Paris Agreement Signed at UN Headquarters
UN Secretary-General Ban Ki-moon said the participation by so many countries, including the United States, leaves "no doubt" that the international community is determined to take climate action.
A group of 175 world leaders signed the Paris Agreement at United Nations headquarters on April 22, Earth Day, with UN Secretary-General Ban Ki-moon saying afterward that the next critical step is to ensure the agreement for global action on climate change enters into force as soon as possible. "Today is an historic day," Ban told reporters at a news conference following the opening ceremony of the signing event. "This is by far the largest number of countries ever to sign an international agreement on a single day."

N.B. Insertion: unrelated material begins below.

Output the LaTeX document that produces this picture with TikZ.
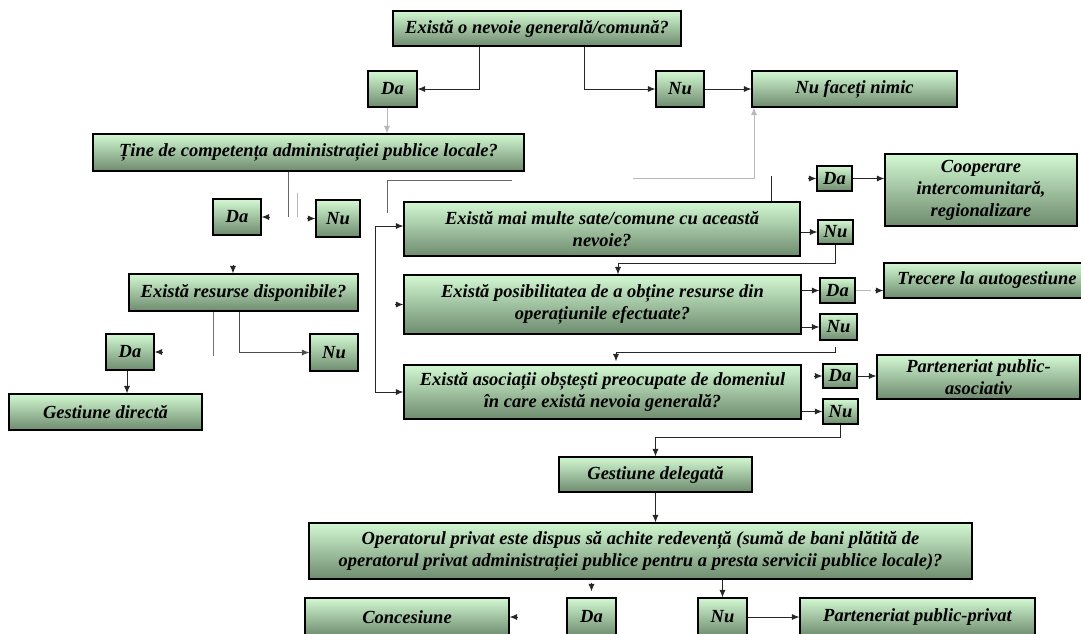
\documentclass[tikz,border=0pt]{standalone}
\usepackage{fontspec}
\setmainfont{Liberation Serif}
\usepackage{tikz}
\usetikzlibrary{positioning, arrows, arrows.meta, calc}
\definecolor{boxtop}{HTML}{D2F8D2}
\definecolor{boxbot}{HTML}{6E8B6E}
\definecolor{faint}{HTML}{B8B8B8}
\tikzset{
	box/.style={draw=black, line width=1.1pt, top color=boxtop, bottom color=boxbot, align=center, inner sep=1pt, font=\bfseries\itshape\fontsize{18.5}{22}\selectfont},
	ln/.style={line width=0.9pt, draw=black!85},
	arr/.style={ln, -{Latex[length=7.5pt,width=6pt]}},
	arrs/.style={ln, {Latex[length=7.5pt,width=6pt]}-{Latex[length=7.5pt,width=6pt]}},
	pale/.style={line width=0.9pt, draw=faint}
}

\begin{document}
\begin{tikzpicture}[x=1pt, y=1pt]
						\fill[white] (0,0) rectangle (1081,-633);
						\useasboundingbox (0,0) rectangle (1081,-633);
						\node[box, minimum width=288pt, minimum height=35pt] (q1) at (537,-28.5) {Există o nevoie generală/comună?};
						\node[box, minimum width=49pt, minimum height=36pt] (da1) at (392.5,-89) {Da};
						\node[box, minimum width=48pt, minimum height=36pt] (nu1) at (680,-89) {Nu};
						\node[box, minimum width=205pt, minimum height=36pt] (nimic) at (854.5,-89) {Nu faceți nimic};
						\node[box, minimum width=431pt, minimum height=37pt] (tine) at (308.5,-152.5) {Ține de competența administrației publice locale?};
						\node[box, minimum width=48pt, minimum height=36pt] (da2) at (237,-217) {Da};
						\node[box, minimum width=44pt, minimum height=37pt] (nu2) at (338,-218.5) {Nu};
						\node[box, minimum width=396pt, minimum height=54pt] (mai) at (602,-229) {Există mai multe sate/comune cu această\\nevoie?};
						\node[box, minimum width=35pt, minimum height=25pt] (da3) at (834.5,-178.5) {Da};
						\node[box, minimum width=192pt, minimum height=72pt] (coop) at (981,-190) {Cooperare\\intercomunitară,\\regionalizare};
						\node[box, minimum width=35pt, minimum height=24pt] (nu3) at (835.5,-232) {Nu};
						\node[box, minimum width=397pt, minimum height=59pt] (posib) at (602.5,-304.5) {Există posibilitatea de a obține resurse din\\operațiunile efectuate?};
						\node[box, minimum width=35pt, minimum height=25pt] (da4) at (837.5,-290.5) {Da};
						\node[box, minimum width=37pt, minimum height=26pt] (nu4) at (838.5,-327) {Nu};
						\node[box, minimum width=206pt, minimum height=35pt] (trecere) at (987,-280.5) {Trecere la autogestiune};
						\node[box, minimum width=229pt, minimum height=37pt] (resurse) at (243.5,-292.5) {Există resurse disponibile?};
						\node[box, minimum width=48pt, minimum height=36pt] (da5) at (130,-352) {Da};
						\node[box, minimum width=48pt, minimum height=37pt] (nu5) at (334,-352.5) {Nu};
						\node[box, minimum width=193pt, minimum height=36pt] (directa) at (105.5,-412) {Gestiune directă};
						\node[box, minimum width=397pt, minimum height=54pt] (asoc) at (602.5,-392) {Există asociații obștești preocupate de domeniul\\în care există nevoia generală?};
						\node[box, minimum width=34pt, minimum height=24pt] (da6) at (840,-376) {Da};
						\node[box, minimum width=35pt, minimum height=25pt] (nu6) at (840.5,-411.5) {Nu};
						\node[box, minimum width=203pt, minimum height=44pt] (pasoc) at (978.5,-377) {Parteneriat public-\\asociativ};
						\node[box, minimum width=193pt, minimum height=35pt] (delegata) at (655.5,-474.5) {Gestiune delegată};
						\node[box, minimum width=663pt, minimum height=56pt] (oper) at (640.5,-551) {Operatorul privat este dispus să achite redevență (sumă de bani plătită de\\operatorul privat administrației publice pentru a presta servicii publice locale)?};
						\node[box, minimum width=204pt, minimum height=38pt] (conc) at (407,-617) {Concesiune};
						\node[box, minimum width=49pt, minimum height=38pt] (da7) at (591.5,-617) {Da};
						\node[box, minimum width=49pt, minimum height=38pt] (nu7) at (722.5,-617) {Nu};
						\node[box, minimum width=235pt, minimum height=38pt] (ppriv) at (917.5,-617) {Parteneriat public-privat};
						\coordinate (g1) at (387,-213);
						\coordinate (g2) at (512,-180);
						\coordinate (g3) at (633,-178);
						\draw[arr] ([xshift=-58pt]q1.south) |- (da1.east);
						\draw[arr] ([xshift=47pt]q1.south) |- (nu1.west);
						\draw[arr] (nu1) -- (nimic);
						\draw[pale, -{Latex[length=7.5pt,width=6pt]}] ([xshift=-5.5pt]da1.south) -- ([xshift=-5.5pt]da1.south |- tine.north);
						\draw[ln, draw=black!60] ([xshift=-20.5pt]tine.south) -- ++(0,-45);
						\draw[pale] ([xshift=-11.5pt,yshift=-21pt]tine.south) -- ++(0,-24);
						\draw[arr] ([xshift=8pt]da2.east) -- (da2.east);
						\draw[arr] ([xshift=-8pt]nu2.west) -- (nu2.west);
						\draw[ln, draw=black!60] (g1) |- (g2);
						\draw[pale, -{Latex[length=7.5pt,width=6pt]}] (g3) -| ([xshift=-100.5pt]nimic.south);
						\draw[ln] ([xshift=169pt]mai.north) -- ++(0,25);
						\draw[arr] ([xshift=-8pt]da3.west) -- (da3.west);
						\draw[arr] (da3.east) -- (da3.east -| coop.west);
						\draw[arr] (nu3.west -| mai.east) -- (nu3.west);
						\draw[arr] (nu3.south) -- ++(0,-19) -| ([xshift=15.5pt]posib.north);
						\draw[arr] (da4.west -| posib.east) -- (da4.west);
						\draw[arr] (nu4.west -| posib.east) -- (nu4.west);
						\draw[pale] (da4.east) -- ++(15,0);
						\draw[arr] ([xshift=-8pt]trecere.west |- da4) -- (trecere.west |- da4);
						\draw[ln] ([xshift=-3.5pt,yshift=-6pt]nu4.south) |- ([xshift=13.5pt,yshift=12pt]asoc.north);
						\draw[arr] ([xshift=13.5pt,yshift=11pt]asoc.north) -- ([xshift=13.5pt,yshift=3pt]asoc.north);
						\draw[arrs] ([yshift=3pt]mai.west) -| ([xshift=-28pt]asoc.west) -- (asoc.west);
						\draw[arr] ([xshift=-8pt]posib.west) -- (posib.west);
						\draw[arr] ([xshift=-8pt]da6.west) -- (da6.west);
						\draw[arr] (nu6.west -| asoc.east) -- (nu6.west);
						\draw[arr] (da6.east) -- (da6.east -| pasoc.west);
						\draw[arr] (nu6.south) -- ++(0,-13) -| (delegata.north);
						\draw[arr] (delegata.south) -- (delegata.south |- oper.north);
						\draw[arr] (nu7.north |- oper.south) -- (nu7.north);
						\draw[arr] ([yshift=14pt]da7.north) -- ([yshift=6pt]da7.north);
						\draw[arr] (nu7.east) -- (ppriv.west);
						\draw[arr] ([xshift=8pt]conc.east) -- (conc.east);
						\draw[arr] ([xshift=-10.5pt,yshift=8pt]resurse.north) -- ([xshift=-10.5pt]resurse.north);
						\draw[ln, draw=black!55] ([xshift=-30.5pt]resurse.south) -- ++(0,-44);
						\draw[arr] ([xshift=8pt]da5.east) -- (da5.east);
						\draw[arr, draw=black!70] ([xshift=-4.5pt]resurse.south) |- (nu5.west);
						\draw[arr] ([xshift=-3pt]da5.south) -- ([xshift=-3pt]da5.south |- directa.north);
					\end{tikzpicture}
\end{document}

He also said the participation by so many countries, including the United States, leaves "no doubt" that the international community is determined to take climate action.

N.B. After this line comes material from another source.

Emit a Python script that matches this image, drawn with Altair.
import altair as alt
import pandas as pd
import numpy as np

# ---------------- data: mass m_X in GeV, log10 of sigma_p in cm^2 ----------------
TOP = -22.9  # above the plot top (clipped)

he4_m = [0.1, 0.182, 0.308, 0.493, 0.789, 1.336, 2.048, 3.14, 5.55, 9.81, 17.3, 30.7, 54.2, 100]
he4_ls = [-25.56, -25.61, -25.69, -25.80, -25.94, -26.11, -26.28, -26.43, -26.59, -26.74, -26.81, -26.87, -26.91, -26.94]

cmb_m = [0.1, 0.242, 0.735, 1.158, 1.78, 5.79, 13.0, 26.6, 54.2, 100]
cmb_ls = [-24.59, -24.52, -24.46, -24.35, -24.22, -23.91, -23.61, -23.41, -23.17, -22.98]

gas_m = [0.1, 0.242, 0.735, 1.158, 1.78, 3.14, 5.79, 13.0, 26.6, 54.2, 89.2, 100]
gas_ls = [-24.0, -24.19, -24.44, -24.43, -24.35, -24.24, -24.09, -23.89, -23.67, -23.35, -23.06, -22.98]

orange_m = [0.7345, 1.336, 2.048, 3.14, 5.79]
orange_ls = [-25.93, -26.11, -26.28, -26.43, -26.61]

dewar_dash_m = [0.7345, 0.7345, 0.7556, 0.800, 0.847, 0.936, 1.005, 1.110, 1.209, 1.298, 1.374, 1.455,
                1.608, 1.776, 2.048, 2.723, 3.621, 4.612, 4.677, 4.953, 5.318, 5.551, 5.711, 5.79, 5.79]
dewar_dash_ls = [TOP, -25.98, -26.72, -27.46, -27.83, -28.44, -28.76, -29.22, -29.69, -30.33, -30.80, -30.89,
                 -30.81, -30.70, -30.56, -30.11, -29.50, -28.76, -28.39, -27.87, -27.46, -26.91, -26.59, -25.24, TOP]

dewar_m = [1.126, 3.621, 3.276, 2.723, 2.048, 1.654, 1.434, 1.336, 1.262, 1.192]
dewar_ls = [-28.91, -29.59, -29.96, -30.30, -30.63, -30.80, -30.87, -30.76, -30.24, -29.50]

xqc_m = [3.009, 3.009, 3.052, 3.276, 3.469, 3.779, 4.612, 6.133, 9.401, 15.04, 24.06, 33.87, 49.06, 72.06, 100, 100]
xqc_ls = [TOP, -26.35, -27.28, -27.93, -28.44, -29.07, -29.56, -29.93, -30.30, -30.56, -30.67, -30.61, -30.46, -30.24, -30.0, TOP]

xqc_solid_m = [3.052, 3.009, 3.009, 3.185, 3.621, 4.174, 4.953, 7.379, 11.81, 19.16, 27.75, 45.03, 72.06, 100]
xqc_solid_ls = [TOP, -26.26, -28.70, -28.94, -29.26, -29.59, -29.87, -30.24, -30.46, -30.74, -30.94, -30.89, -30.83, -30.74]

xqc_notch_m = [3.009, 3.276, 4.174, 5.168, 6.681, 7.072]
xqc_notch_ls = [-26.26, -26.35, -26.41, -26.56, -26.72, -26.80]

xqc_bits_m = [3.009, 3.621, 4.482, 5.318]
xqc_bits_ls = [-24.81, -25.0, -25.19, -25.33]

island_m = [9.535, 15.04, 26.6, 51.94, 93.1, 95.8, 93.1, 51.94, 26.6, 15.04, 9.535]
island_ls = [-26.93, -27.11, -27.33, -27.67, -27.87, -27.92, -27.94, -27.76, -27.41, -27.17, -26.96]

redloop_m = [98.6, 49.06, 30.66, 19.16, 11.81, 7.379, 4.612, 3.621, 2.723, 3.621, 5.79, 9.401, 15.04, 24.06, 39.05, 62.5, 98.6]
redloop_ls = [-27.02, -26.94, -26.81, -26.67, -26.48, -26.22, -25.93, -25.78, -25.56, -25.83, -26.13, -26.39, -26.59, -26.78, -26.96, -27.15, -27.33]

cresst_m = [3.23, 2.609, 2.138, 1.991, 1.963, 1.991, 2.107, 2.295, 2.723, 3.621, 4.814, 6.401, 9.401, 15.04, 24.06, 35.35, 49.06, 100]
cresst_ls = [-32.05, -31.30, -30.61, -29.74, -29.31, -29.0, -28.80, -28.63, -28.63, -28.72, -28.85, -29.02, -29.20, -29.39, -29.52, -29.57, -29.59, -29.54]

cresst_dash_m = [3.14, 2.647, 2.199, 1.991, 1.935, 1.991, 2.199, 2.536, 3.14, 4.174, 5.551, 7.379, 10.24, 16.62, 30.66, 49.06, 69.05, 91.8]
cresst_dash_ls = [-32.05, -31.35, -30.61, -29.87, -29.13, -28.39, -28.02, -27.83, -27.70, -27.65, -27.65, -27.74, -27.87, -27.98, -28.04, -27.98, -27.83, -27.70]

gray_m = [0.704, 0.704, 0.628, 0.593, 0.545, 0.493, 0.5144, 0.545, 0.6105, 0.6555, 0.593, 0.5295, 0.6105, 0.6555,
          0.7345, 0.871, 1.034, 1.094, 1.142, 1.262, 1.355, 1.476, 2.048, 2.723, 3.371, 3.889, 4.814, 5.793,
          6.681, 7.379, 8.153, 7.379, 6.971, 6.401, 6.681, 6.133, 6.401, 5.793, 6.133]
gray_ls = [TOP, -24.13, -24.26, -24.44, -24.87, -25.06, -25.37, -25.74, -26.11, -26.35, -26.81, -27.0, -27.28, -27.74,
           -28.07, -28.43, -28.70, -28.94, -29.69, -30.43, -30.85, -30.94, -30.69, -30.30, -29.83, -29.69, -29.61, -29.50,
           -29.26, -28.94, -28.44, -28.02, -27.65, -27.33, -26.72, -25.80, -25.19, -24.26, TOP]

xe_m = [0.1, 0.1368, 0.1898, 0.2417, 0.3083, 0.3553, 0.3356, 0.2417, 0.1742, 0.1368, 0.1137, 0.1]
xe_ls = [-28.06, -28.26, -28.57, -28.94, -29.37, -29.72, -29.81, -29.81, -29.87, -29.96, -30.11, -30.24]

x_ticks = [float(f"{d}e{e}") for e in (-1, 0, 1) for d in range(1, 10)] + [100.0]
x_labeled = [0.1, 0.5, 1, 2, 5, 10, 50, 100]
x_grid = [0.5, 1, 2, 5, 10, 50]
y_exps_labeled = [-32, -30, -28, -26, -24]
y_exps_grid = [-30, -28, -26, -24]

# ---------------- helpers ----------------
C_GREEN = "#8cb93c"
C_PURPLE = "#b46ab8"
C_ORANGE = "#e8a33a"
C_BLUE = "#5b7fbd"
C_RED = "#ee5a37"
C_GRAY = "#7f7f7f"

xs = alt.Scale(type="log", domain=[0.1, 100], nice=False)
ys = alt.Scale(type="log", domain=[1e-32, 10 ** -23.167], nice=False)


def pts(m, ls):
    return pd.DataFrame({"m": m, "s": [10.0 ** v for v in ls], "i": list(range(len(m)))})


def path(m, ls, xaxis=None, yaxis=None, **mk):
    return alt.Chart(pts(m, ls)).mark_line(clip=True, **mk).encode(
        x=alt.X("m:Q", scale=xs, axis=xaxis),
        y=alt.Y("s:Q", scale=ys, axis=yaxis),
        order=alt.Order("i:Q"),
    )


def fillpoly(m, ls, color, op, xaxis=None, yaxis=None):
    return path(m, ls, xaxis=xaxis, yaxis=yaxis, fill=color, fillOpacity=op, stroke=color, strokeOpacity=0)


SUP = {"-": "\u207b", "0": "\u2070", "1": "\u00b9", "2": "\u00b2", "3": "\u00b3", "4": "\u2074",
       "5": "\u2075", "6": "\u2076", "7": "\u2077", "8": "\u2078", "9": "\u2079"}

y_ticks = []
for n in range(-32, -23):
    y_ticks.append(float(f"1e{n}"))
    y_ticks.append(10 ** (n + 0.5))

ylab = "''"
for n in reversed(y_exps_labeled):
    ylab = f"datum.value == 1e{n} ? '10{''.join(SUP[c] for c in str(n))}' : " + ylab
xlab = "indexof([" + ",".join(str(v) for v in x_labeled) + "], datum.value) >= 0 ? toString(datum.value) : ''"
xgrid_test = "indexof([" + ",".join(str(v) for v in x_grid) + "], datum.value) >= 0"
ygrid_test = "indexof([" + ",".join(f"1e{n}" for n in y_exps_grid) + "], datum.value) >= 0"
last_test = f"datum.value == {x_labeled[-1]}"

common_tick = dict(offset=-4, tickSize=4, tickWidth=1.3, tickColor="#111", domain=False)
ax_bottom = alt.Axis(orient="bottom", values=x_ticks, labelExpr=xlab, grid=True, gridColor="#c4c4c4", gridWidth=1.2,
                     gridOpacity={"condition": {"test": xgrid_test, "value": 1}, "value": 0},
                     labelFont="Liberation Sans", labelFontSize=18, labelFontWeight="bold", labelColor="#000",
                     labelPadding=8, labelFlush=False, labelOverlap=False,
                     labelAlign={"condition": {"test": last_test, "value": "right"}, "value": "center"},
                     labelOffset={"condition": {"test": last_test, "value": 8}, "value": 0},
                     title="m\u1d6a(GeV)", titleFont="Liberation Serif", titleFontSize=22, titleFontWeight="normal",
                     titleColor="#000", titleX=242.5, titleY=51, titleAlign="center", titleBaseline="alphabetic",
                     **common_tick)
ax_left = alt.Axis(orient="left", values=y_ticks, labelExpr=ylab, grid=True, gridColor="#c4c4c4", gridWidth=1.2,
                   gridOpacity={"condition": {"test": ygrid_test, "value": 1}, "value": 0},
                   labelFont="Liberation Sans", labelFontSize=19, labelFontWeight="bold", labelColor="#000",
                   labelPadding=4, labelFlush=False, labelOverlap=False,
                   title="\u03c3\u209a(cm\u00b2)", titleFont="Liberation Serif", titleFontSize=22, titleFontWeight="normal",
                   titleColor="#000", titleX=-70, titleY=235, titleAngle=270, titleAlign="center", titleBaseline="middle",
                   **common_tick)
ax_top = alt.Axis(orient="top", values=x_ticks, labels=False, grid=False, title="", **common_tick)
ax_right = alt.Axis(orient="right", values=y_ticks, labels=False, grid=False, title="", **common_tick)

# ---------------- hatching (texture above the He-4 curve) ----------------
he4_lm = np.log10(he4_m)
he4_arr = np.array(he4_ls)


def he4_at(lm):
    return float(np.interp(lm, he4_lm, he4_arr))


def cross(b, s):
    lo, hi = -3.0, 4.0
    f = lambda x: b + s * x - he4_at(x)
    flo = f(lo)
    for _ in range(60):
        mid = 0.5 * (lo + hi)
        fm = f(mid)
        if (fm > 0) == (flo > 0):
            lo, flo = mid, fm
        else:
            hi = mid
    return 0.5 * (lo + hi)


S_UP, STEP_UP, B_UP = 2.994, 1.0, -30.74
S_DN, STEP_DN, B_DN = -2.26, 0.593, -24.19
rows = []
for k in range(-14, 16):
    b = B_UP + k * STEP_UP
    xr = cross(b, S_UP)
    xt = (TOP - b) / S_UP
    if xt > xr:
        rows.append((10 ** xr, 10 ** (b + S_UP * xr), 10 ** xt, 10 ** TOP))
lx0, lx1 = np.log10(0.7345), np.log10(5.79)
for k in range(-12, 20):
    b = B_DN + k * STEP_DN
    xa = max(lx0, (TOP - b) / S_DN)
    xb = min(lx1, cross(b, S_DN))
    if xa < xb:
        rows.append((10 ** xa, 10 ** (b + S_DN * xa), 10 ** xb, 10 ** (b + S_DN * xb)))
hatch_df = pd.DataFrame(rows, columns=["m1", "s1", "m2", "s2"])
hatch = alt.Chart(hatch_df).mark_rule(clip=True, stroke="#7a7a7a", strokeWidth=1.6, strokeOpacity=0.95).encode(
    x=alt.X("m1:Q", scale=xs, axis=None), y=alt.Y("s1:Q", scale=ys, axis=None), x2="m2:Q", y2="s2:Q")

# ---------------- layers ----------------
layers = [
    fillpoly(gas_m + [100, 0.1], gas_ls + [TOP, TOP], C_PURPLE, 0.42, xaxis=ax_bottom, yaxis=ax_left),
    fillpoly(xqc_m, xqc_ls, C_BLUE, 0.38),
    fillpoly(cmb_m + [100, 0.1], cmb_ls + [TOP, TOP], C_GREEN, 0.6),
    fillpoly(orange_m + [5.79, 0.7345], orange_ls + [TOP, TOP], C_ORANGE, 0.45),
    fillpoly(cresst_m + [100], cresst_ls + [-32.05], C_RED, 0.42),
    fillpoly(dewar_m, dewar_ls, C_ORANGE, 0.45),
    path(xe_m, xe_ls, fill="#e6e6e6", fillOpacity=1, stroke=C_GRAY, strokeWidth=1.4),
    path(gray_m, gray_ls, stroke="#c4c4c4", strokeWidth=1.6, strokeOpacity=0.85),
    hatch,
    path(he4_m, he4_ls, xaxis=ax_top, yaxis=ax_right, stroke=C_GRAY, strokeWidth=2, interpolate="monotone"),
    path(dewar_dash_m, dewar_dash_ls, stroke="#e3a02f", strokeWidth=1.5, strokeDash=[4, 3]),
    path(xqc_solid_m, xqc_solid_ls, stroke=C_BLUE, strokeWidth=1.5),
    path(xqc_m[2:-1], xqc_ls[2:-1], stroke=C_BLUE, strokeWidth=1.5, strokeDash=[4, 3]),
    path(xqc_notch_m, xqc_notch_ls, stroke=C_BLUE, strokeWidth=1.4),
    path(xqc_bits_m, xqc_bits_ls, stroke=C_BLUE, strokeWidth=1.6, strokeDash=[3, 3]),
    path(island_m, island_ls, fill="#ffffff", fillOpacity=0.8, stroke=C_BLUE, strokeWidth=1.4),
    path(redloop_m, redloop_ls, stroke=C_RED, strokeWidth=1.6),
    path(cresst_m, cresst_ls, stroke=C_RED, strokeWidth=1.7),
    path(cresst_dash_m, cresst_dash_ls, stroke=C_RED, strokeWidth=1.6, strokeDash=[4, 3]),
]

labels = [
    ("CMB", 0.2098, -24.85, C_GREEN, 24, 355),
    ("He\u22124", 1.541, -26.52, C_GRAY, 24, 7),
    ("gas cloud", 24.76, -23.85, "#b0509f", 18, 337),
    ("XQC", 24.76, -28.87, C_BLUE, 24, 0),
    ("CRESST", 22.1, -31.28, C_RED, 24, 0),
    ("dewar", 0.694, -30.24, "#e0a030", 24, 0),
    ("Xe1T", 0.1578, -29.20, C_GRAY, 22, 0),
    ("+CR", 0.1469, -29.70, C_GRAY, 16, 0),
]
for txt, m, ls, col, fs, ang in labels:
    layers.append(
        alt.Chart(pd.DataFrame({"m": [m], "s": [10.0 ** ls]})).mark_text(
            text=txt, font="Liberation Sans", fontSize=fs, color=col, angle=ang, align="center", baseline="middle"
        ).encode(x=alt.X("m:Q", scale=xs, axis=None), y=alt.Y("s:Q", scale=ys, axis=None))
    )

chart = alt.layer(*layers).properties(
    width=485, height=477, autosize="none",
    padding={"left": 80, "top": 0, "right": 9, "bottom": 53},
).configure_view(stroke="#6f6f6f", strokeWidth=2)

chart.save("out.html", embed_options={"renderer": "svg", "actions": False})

Adopted in Paris by the 196 Parties to the UN Framework Convention on Climate Change at a conference in December 2015, the agreement aims to limit global temperature rise to well below 2 degrees Celsius and to strive for 1.5 degrees Celsius. It will enter into force 30 days after at least 55 countries, accounting for 55 per cent of global greenhouse gas emissions, deposit their instruments of ratification.
"If all the countries that have signed today take the next step at the national level and join the agreement, the world will have met the requirement needed for the Paris Agreement to enter into force," Ban said, adding that 15 countries have deposited their instruments for ratification. They include Barbados, Belize, Fiji, Grenada, Maldives, Samoa, Somalia, and Tuvalu.